- _To do_
Your output is the lines from the first one to the one containing "(0,0) rectangle (2458,1117);", repeated exactly, with images left out.

- _Dataset content_
################

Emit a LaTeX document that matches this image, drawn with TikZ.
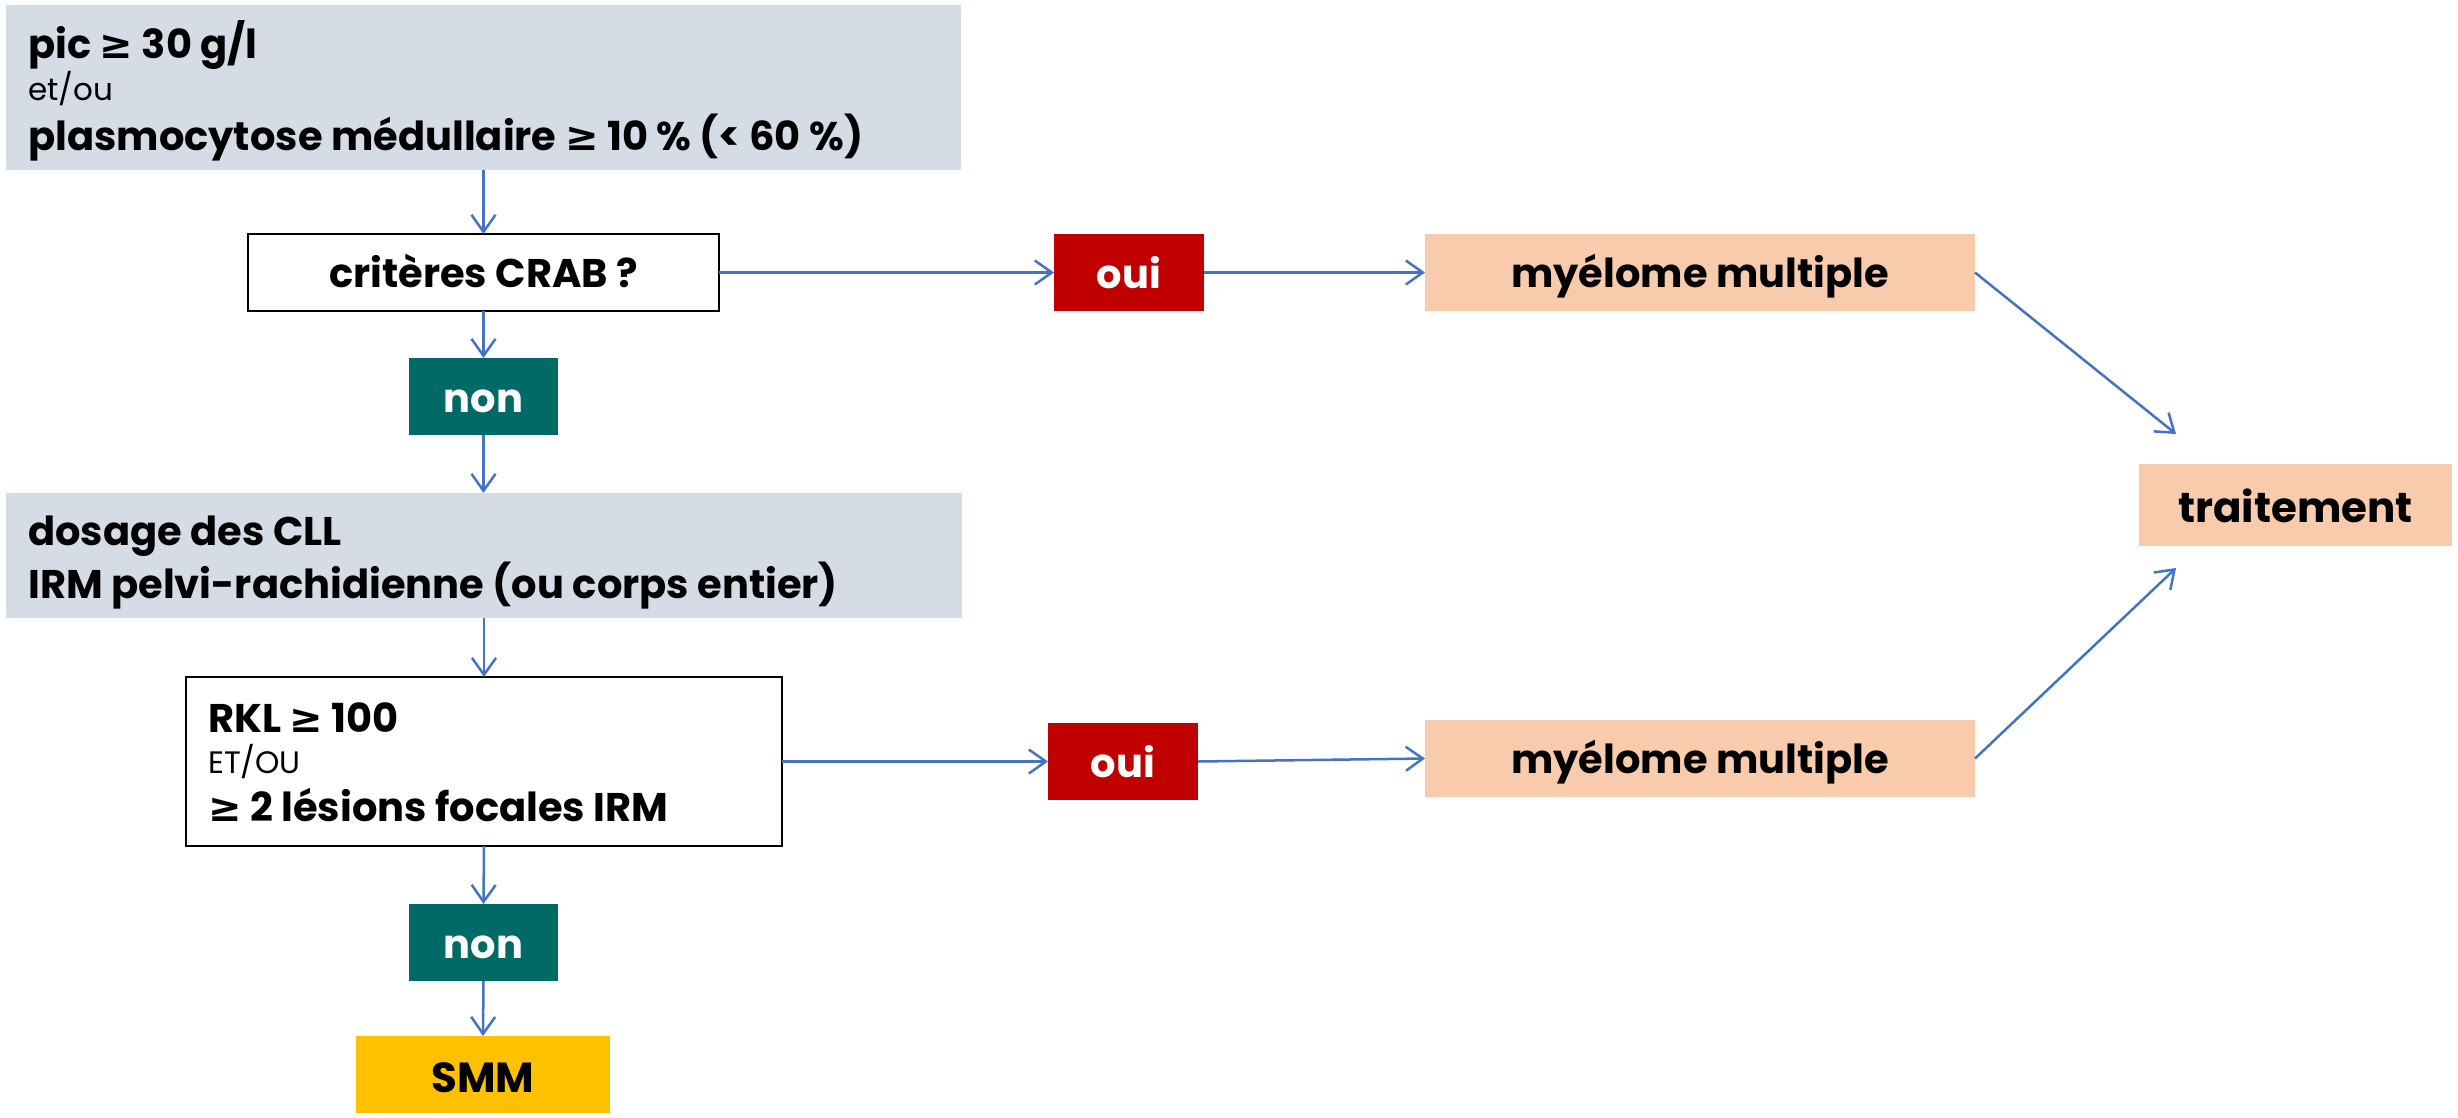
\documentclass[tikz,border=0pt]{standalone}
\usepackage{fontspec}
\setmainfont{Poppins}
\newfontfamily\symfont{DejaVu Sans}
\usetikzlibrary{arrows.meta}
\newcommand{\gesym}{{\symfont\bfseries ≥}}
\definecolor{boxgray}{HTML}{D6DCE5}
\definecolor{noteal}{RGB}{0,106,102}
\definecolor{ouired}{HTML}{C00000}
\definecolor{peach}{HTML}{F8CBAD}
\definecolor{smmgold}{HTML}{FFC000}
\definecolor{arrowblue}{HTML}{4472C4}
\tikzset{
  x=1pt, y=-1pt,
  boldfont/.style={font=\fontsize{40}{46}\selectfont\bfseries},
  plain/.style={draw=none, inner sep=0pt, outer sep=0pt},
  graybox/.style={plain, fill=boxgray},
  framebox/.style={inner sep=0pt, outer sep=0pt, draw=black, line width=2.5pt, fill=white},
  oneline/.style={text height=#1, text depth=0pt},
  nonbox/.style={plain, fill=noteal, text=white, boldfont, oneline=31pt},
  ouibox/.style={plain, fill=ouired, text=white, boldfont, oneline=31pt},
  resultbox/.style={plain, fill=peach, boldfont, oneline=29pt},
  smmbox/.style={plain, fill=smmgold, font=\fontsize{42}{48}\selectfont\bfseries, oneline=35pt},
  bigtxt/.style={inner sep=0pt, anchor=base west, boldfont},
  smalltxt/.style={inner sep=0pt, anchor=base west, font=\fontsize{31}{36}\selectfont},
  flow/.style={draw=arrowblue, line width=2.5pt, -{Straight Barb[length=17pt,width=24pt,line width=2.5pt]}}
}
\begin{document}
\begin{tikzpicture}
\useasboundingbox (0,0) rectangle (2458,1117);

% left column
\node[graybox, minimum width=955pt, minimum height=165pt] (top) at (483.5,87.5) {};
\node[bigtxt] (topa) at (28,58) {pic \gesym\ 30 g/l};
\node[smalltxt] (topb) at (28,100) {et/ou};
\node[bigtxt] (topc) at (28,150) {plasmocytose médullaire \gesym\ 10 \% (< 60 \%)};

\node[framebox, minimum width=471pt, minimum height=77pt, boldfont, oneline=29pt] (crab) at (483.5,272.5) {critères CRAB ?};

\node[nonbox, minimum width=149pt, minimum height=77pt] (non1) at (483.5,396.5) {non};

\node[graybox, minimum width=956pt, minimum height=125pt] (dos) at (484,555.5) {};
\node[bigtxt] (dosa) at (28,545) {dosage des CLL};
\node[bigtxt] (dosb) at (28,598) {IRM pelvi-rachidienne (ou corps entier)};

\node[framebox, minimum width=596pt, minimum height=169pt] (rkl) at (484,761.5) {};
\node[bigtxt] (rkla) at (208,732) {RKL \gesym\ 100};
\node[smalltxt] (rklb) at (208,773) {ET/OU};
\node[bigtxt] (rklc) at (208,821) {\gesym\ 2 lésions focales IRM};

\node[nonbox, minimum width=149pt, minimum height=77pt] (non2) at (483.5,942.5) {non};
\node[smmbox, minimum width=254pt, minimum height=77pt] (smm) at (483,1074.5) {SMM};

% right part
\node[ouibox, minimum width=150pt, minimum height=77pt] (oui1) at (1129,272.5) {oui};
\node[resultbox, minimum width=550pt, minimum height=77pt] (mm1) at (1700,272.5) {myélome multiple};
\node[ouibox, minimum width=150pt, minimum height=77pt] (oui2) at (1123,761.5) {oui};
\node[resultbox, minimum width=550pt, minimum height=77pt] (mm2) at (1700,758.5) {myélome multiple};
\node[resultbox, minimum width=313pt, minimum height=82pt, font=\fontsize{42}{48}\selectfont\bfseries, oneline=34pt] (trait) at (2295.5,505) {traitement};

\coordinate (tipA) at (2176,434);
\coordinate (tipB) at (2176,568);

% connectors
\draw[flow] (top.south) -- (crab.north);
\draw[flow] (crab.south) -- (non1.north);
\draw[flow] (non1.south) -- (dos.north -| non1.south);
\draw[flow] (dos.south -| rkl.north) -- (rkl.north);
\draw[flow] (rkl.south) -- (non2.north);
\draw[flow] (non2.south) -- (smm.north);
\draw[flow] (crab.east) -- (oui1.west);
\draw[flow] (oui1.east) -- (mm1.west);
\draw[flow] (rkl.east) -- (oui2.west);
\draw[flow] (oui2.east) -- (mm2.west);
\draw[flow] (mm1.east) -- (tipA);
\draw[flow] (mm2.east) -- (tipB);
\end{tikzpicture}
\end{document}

################

- _Task response_
Emit a LaTeX document that matches this image, drawn with TikZ.
\documentclass[tikz,border=0pt]{standalone}
\usepackage{fontspec}
\setmainfont{Poppins}
\newfontfamily\symfont{DejaVu Sans}
\usetikzlibrary{arrows.meta}
\newcommand{\gesym}{{\symfont\bfseries ≥}}
\definecolor{boxgray}{HTML}{D6DCE5}
\definecolor{noteal}{RGB}{0,106,102}
\definecolor{ouired}{HTML}{C00000}
\definecolor{peach}{HTML}{F8CBAD}
\definecolor{smmgold}{HTML}{FFC000}
\definecolor{arrowblue}{HTML}{4472C4}
\tikzset{
  x=1pt, y=-1pt,
  boldfont/.style={font=\fontsize{40}{46}\selectfont\bfseries},
  plain/.style={draw=none, inner sep=0pt, outer sep=0pt},
  graybox/.style={plain, fill=boxgray},
  framebox/.style={inner sep=0pt, outer sep=0pt, draw=black, line width=2.5pt, fill=white},
  oneline/.style={text height=#1, text depth=0pt},
  nonbox/.style={plain, fill=noteal, text=white, boldfont, oneline=31pt},
  ouibox/.style={plain, fill=ouired, text=white, boldfont, oneline=31pt},
  resultbox/.style={plain, fill=peach, boldfont, oneline=29pt},
  smmbox/.style={plain, fill=smmgold, font=\fontsize{42}{48}\selectfont\bfseries, oneline=35pt},
  bigtxt/.style={inner sep=0pt, anchor=base west, boldfont},
  smalltxt/.style={inner sep=0pt, anchor=base west, font=\fontsize{31}{36}\selectfont},
  flow/.style={draw=arrowblue, line width=2.5pt, -{Straight Barb[length=17pt,width=24pt,line width=2.5pt]}}
}
\begin{document}
\begin{tikzpicture}
\useasboundingbox (0,0) rectangle (2458,1117);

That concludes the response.